Anonymous exec and scout rankings are one of the cleaner market signals in the summer NFL calendar. When decision-makers who actually game-plan against these guys put names in order, it tells you something the box score doesn't: who the league genuinely fears in pass protection, and who's getting carried by reputation.

The wire dropped two ranking pieces today, one specifically on offensive tackles and a companion all-position list. I don't have the full numeric breakdown of the rankings in the source text, so I'm not going to guess at names or slots. What I can tell you is the structure of these releases matters: a new No. 1 at tackle is a market event, and two blockers from the same team cracking the top 10 is a team-level signal worth tracking on win totals and divisional futures.

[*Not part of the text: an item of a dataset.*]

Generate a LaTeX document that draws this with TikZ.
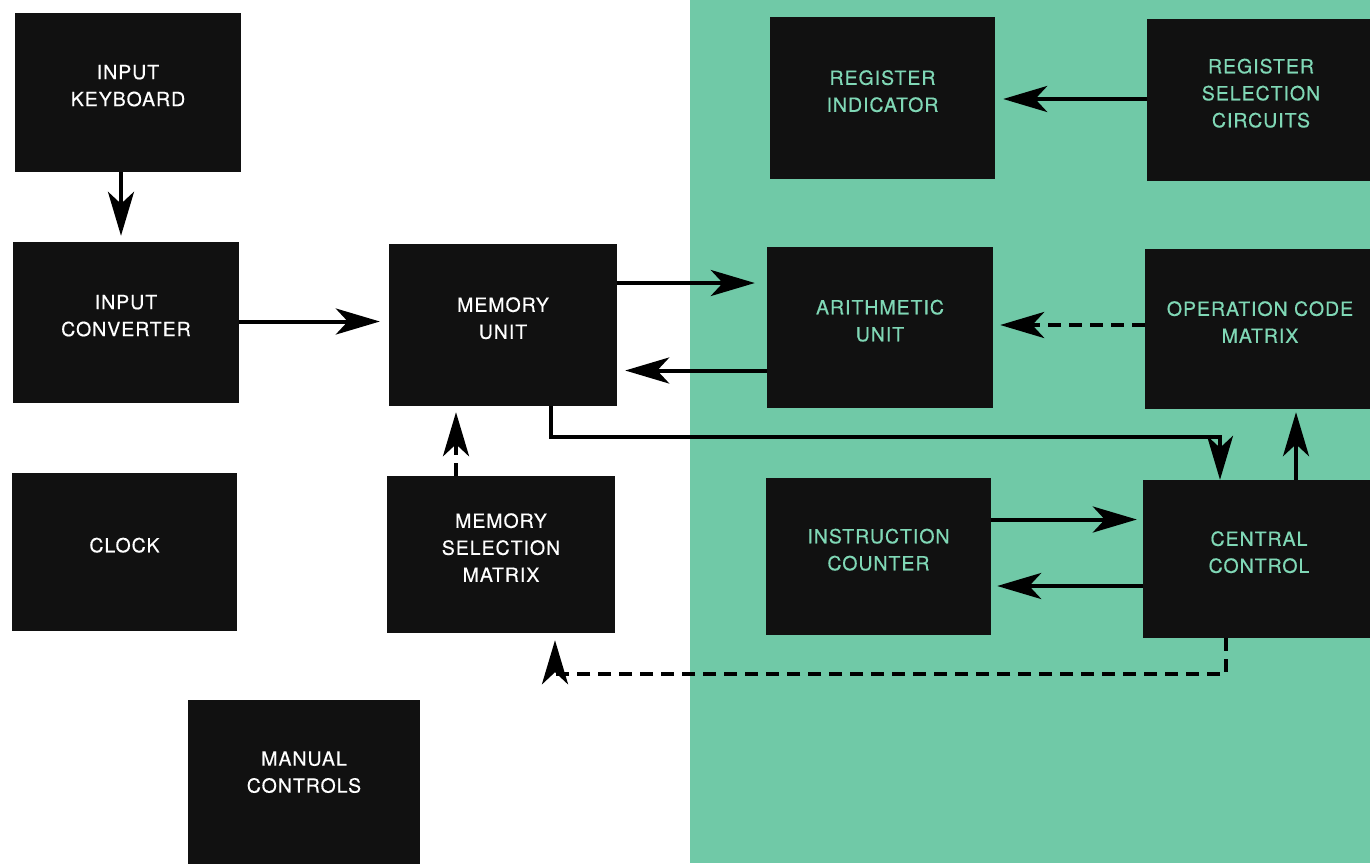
\documentclass[tikz,border=0pt]{standalone}
\usepackage{fontspec}
\setmainfont[LetterSpace=5,FakeBold=0.5]{TeX Gyre Heros}
\usetikzlibrary{arrows.meta}
\definecolor{bggreen}{HTML}{70C9A7}
\definecolor{txtgreen}{HTML}{80D8B6}
\definecolor{boxblack}{HTML}{111111}
\tikzset{
  box/.style={fill=boxblack, draw=none, align=center, inner sep=0pt, text depth=14pt,
    font=\fontsize{19.5}{27}\selectfont},
  wbox/.style={box, text=white},
  gbox/.style={box, text=txtgreen},
  conn/.style={line width=4pt, -{Stealth[length=44pt,width=26pt,inset=12pt]}},
  dconn/.style={conn, line width=4.5pt, dash pattern=on 13pt off 8pt}
}
\begin{document}
\begin{tikzpicture}[x=1pt,y=-1pt]
\useasboundingbox (0,0) rectangle (1370,863);
\fill[white] (0,0) rectangle (690,863);
\fill[bggreen] (690,0) rectangle (1370,863);
\node[wbox, minimum width=226pt, minimum height=159pt] (kb) at (128,92.5) {INPUT\\KEYBOARD};
\node[wbox, minimum width=226pt, minimum height=161pt] (conv) at (126,322.5) {INPUT\\CONVERTER};
\node[wbox, minimum width=225pt, minimum height=158pt] (clock) at (124.5,552) {CLOCK};
\node[wbox, minimum width=232pt, minimum height=170pt, text depth=26pt] (manual) at (304,785) {MANUAL\\CONTROLS};
\node[wbox, minimum width=228pt, minimum height=162pt] (mem) at (503,325) {MEMORY\\UNIT};
\node[wbox, minimum width=228pt, minimum height=157pt] (msel) at (501,554.5) {MEMORY\\SELECTION\\MATRIX};
\node[gbox, minimum width=225pt, minimum height=162pt] (regind) at (882.5,98) {REGISTER\\INDICATOR};
\node[gbox, minimum width=228pt, minimum height=162pt] (regsel) at (1261,100) {REGISTER\\SELECTION\\CIRCUITS};
\node[gbox, minimum width=226pt, minimum height=161pt] (arith) at (880,327.5) {ARITHMETIC\\UNIT};
\node[gbox, minimum width=230pt, minimum height=160pt] (opcode) at (1260,329) {OPERATION CODE\\MATRIX};
\node[gbox, minimum width=225pt, minimum height=157pt] (instr) at (878.5,556.5) {INSTRUCTION\\COUNTER};
\node[gbox, minimum width=232pt, minimum height=158pt] (central) at (1259,559) {CENTRAL\\CONTROL};

\draw[conn, shorten >=6pt] ([xshift=-7pt]kb.south) -- ([xshift=-7pt]kb.south |- conv.north);
\draw[conn, shorten >=9pt] ([yshift=1pt]conv.east) -- ([yshift=1pt]conv.east -| mem.west);
\draw[conn, shorten >=12pt] ([yshift=42pt]mem.east) -- ([yshift=42pt]mem.east -| arith.west);
\draw[conn, shorten >=8pt] ([yshift=-43pt]arith.west) -- ([yshift=-43pt]arith.west -| mem.east);
\draw[conn, shorten >=8pt] ([yshift=1pt]regsel.west) -- ([yshift=1pt]regsel.west -| regind.east);
\draw[dconn, shorten >=7pt] ([yshift=4pt]opcode.west) -- ([yshift=4pt]opcode.west -| arith.east);
\draw[conn, line width=3.5pt] ([xshift=48pt]mem.south) -- ++(0,31) -| ([xshift=-39pt]central.north);
\draw[conn, shorten >=3pt] ([xshift=37pt]central.north) -- ([xshift=37pt]central.north |- opcode.south);
\draw[conn, shorten >=6pt] ([yshift=37pt]instr.east) -- ([yshift=37pt]instr.east -| central.west);
\draw[conn, shorten >=6pt] ([yshift=-27pt]central.west) -- ([yshift=-27pt]central.west -| instr.east);
\draw[dconn, shorten >=6pt] ([xshift=-45pt]msel.north) -- ([xshift=-45pt]msel.north |- mem.south);
\draw[dconn, shorten >=7pt] ([xshift=-33pt]central.south) -- ++(0,36) -| ([xshift=54pt]msel.south);
\end{tikzpicture}
\end{document}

Here's why this hits the number. Offensive line quality is one of the most durable predictors of quarterback sack rate, pressure rate, and ultimately passing game efficiency. If a team just had its tackle corps validated at the top of a league-wide survey, their quarterback's prop ceilings move up and their over/under deserves a second look. The reverse is equally true: if a team expected to contend is absent from the elite tier, that's a quiet downgrade on win total projections.

The all-position companion list reinforces whatever the tackle rankings signal. Two pieces from the same editorial exercise, same sourcing, same week. When they point the same direction on a team, the market tends to lag.

I'm waiting on the actual ranked names and their team affiliations before I move on any futures. Once that list is public, I'm stacking the top-10 tackle homes against their team win totals and any posted quarterback props the same hour. If a team shows up with two tackles in the top 10, their over is the first number I'm revisiting.